■ Task prompt ■
Without the pictures, print the lines running from the beginning of the material to the line containing "import plotly.graph_objects as go", both ends included.

>> Begin Raw data

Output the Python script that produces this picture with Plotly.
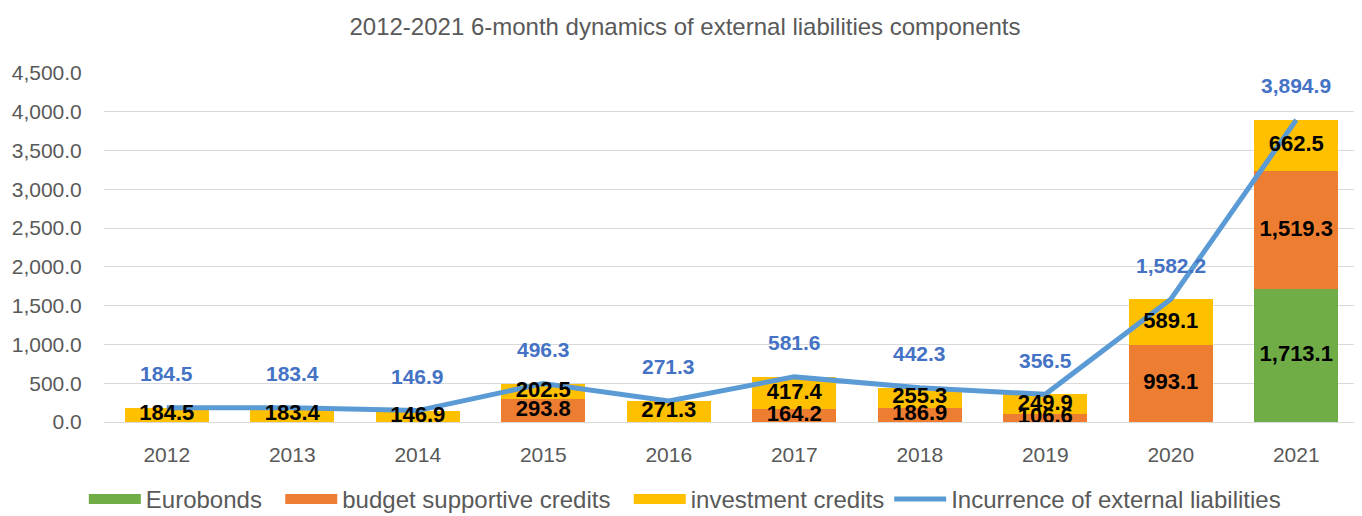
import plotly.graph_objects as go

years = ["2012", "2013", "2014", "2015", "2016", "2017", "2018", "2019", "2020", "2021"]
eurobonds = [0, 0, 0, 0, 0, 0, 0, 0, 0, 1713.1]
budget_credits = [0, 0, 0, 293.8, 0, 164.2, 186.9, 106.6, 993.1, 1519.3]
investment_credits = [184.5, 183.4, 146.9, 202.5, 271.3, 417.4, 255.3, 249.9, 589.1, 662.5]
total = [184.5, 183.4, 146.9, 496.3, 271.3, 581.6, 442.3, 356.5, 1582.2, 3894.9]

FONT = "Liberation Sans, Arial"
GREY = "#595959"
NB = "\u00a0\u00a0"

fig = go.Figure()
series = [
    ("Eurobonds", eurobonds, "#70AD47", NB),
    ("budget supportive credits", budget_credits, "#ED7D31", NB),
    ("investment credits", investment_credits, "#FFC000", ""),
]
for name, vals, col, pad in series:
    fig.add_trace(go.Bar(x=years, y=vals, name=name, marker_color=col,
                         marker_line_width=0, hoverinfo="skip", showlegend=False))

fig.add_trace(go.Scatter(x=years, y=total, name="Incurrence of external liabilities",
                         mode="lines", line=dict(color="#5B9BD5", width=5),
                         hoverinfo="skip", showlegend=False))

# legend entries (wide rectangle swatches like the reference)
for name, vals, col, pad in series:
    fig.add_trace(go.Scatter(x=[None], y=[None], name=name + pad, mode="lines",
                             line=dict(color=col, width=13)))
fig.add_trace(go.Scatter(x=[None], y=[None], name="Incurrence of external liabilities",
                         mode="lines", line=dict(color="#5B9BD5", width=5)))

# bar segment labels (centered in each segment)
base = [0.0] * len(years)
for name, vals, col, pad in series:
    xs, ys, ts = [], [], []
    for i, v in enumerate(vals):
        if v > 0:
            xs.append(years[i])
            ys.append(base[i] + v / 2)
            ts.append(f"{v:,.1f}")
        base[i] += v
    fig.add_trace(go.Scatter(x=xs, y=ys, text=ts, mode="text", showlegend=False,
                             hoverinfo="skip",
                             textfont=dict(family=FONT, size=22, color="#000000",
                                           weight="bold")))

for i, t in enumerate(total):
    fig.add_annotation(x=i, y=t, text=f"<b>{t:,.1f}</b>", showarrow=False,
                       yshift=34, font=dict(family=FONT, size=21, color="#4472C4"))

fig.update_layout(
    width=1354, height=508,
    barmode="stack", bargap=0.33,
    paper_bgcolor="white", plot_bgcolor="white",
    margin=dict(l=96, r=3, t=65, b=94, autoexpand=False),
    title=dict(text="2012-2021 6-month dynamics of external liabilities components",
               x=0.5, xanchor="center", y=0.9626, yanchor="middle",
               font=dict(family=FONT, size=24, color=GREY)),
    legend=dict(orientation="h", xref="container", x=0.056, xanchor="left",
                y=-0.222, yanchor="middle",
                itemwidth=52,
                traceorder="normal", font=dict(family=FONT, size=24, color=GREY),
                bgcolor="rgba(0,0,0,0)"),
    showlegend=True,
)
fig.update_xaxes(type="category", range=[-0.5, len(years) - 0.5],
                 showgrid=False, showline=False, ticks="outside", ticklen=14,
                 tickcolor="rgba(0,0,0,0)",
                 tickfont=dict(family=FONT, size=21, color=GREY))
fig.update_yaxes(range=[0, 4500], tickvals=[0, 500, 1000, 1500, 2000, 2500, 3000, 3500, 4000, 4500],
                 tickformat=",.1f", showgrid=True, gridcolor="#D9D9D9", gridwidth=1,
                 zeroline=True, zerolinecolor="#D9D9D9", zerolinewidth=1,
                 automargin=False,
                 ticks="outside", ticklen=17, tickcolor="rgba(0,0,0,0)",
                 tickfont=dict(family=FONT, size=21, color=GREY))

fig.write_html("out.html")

>> End Raw data

■ Task response ■
Output the Python script that produces this picture with Plotly.
import plotly.graph_objects as go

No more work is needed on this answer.